Part 3 - The Scale of the Work: The Number of Around 575 DOD-Assisted Films in Suid’s Books is Already Well Over a Decade Out-of-Date

Our figure of 697 is higher than even Suid has documented, though in the vast majority of these cases we have nothing more than a list from the DOD or an IMDB credit to say that anything occurred. The files we have received through the FOI combined with other sources indicate that the DOD supported 814 films between 1911 and 2017, which is over 200 more than Suid’s latest published list from 2005.

We are certainly not saying that Suid compiled a bad list, especially since we know first-hand how hard it is to cover every production, but he has at least missed some from his era. Moreover, he never lists the figures himself – we have to count and it’s not entirely clear from his rubric which products were subject to script revisions.

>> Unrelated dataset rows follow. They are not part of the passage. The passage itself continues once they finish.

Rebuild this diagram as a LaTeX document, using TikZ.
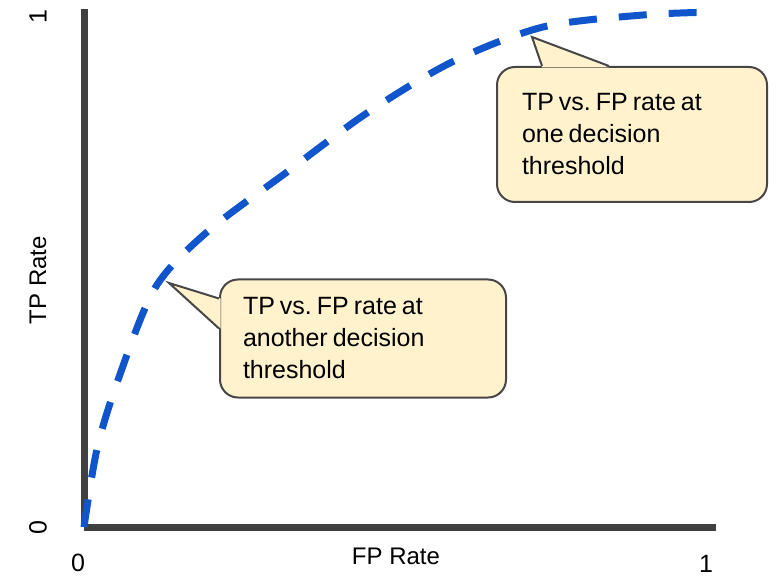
\documentclass[tikz,border=0pt]{standalone}
\usepackage{fontspec}
\setmainfont{Liberation Sans}
\usepackage{tikz}
\usetikzlibrary{calc}
\definecolor{courbe}{HTML}{1155CC}
\definecolor{axe}{HTML}{404040}
\definecolor{bulle}{HTML}{FFF2CC}
\definecolor{bord}{HTML}{474747}
\newcommand{\etiq}{\fontsize{24}{28}\selectfont}
\newcommand{\chiffre}{\fontsize{25}{30}\selectfont}

\begin{document}
\begin{tikzpicture}[x=1pt,y=-1pt,
  infobulle/.style={
    rectangle,
    rounded corners=18pt,
    fill=bulle,
    draw=bord,
    line width=2pt,
    align=left,
    font=\fontsize{25}{32}\selectfont,
    execute at begin node={\frenchspacing\spaceskip=5pt\relax}}]
  \useasboundingbox (0,0) rectangle (776,577);

  \coordinate (O) at (84,527);
  \coordinate (X1) at (716,527);
  \coordinate (Y1) at (84,9);
  \coordinate (P1) at (532,37);
  \coordinate (P2) at (169,283);

  % axes
  \draw[axe,line width=7pt] (Y1) -- (O);
  \draw[axe,line width=7pt] (O) -- (X1);

  \node[rotate=90,font=\chiffre] at (38,17) (y1) {1};
  \node[rotate=90,font=\chiffre] at (38,528) (y0) {0};
  \node[rotate=90,font=\etiq] at (38,280) (ytitre) {TP Rate};
  \node[font=\chiffre] at (78,563) (x0) {0};
  \node[font=\chiffre] at (706,563.5) (x1) {1};
  \node[font=\etiq] at (396,556) (xtitre) {FP Rate};

  % courbe ROC
  \draw[courbe,line width=7pt,dash pattern=on 28pt off 22pt]
    plot[smooth] coordinates {(84,527) (97,449) (118,380) (155,288)
      (207,232) (287,172) (367,113) (452,62) (543,27) (643,15) (716,12)};

  % bulles
  \node[
    infobulle,
    text width=220pt,
    inner xsep=25pt,
    minimum height=135pt] at (632,134.5) (haut)
    {TP vs. FP rate at\\one decision\\threshold};
  \fill[bulle] ($(haut.north west)+(46,1.5)$) -- (P1)
    -- ($(haut.north west)+(113,1.5)$) -- cycle;
  \draw[bord,line width=2pt] ($(haut.north west)+(46,0)$) -- (P1)
    -- ($(haut.north west)+(113,0)$);

  \node[
    infobulle,
    text width=240pt,
    inner xsep=23pt,
    minimum height=118pt] at (363,338.5) (bas)
    {TP vs. FP rate at\\another decision\\threshold};
  \fill[bulle] ($(bas.north west)+(1.5,20)$) -- (P2)
    -- ($(bas.north west)+(1.5,50)$) -- cycle;
  \draw[bord,line width=2pt] ($(bas.north west)+(0,20)$) -- (P2)
    -- ($(bas.north west)+(0,50)$);

\end{tikzpicture}
\end{document}
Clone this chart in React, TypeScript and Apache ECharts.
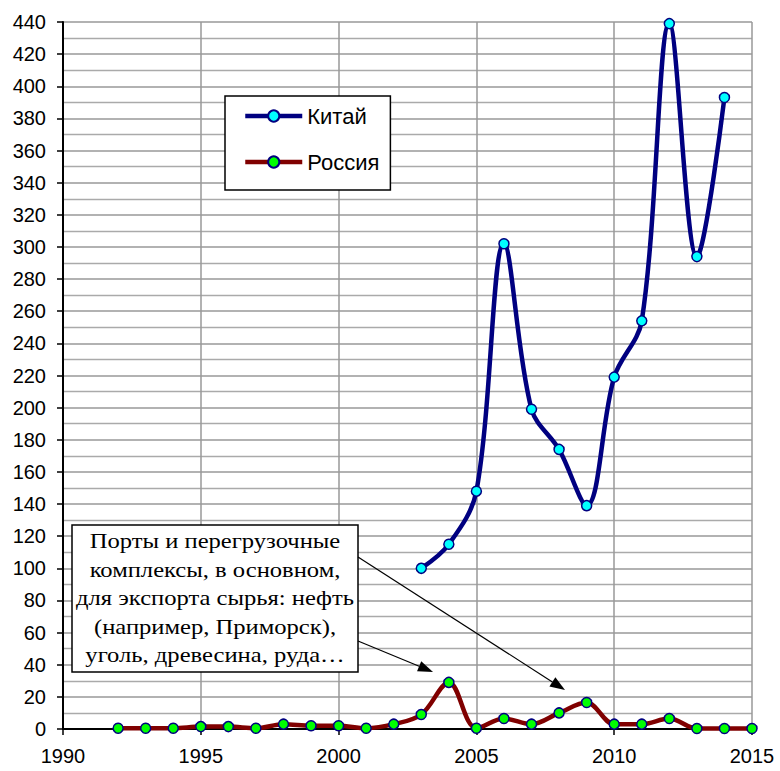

Nor does he systematically display DOD cooperation with TV at all.

If we include the 1,133 documented TV titles in our total count, the number leaps to 1,947 productions. If we are to count the individual episodes for each title on long-running shows like 24, Homeland and NCIS, alongside the influence of other major national security organizations like the FBI, CIA and White House, then the figure would be in the thousands.

While the DOD is by far the most active, the CIA takes the same approach with considerable success and has affected dozens of projects. It is time to recognize the roles of both the CIA and DOD in screen entertainment as being extensive, covert, pro-active and highly politicized.

The Available Historical Archives and Histories Say Virtually Nothing about the DOD and CIA’s Involvement with Other Screen Entertainment, Namely Television and Video Gaming.

Despite Suid’s encyclopedic list of movies, comparable histories have never been produced on the work of the DOD in the television or computer games industry.

While most histories and discussion of the ELOs focus on their overt and obvious role in war films and disaster movies, the Army’s reports mention assistance granted not just to movies but to an enormous range of series including chat shows, sports coverage, military-themed reality shows, other reality TV, competitive reality series, cooking-themed reality TV, game shows, action adventure series, dramas, children’s programming, awards shows, military and non-military documentaries, and independent films including foreign productions from Belgium, Japan, Denmark, Holland, Switzerland and Sweden.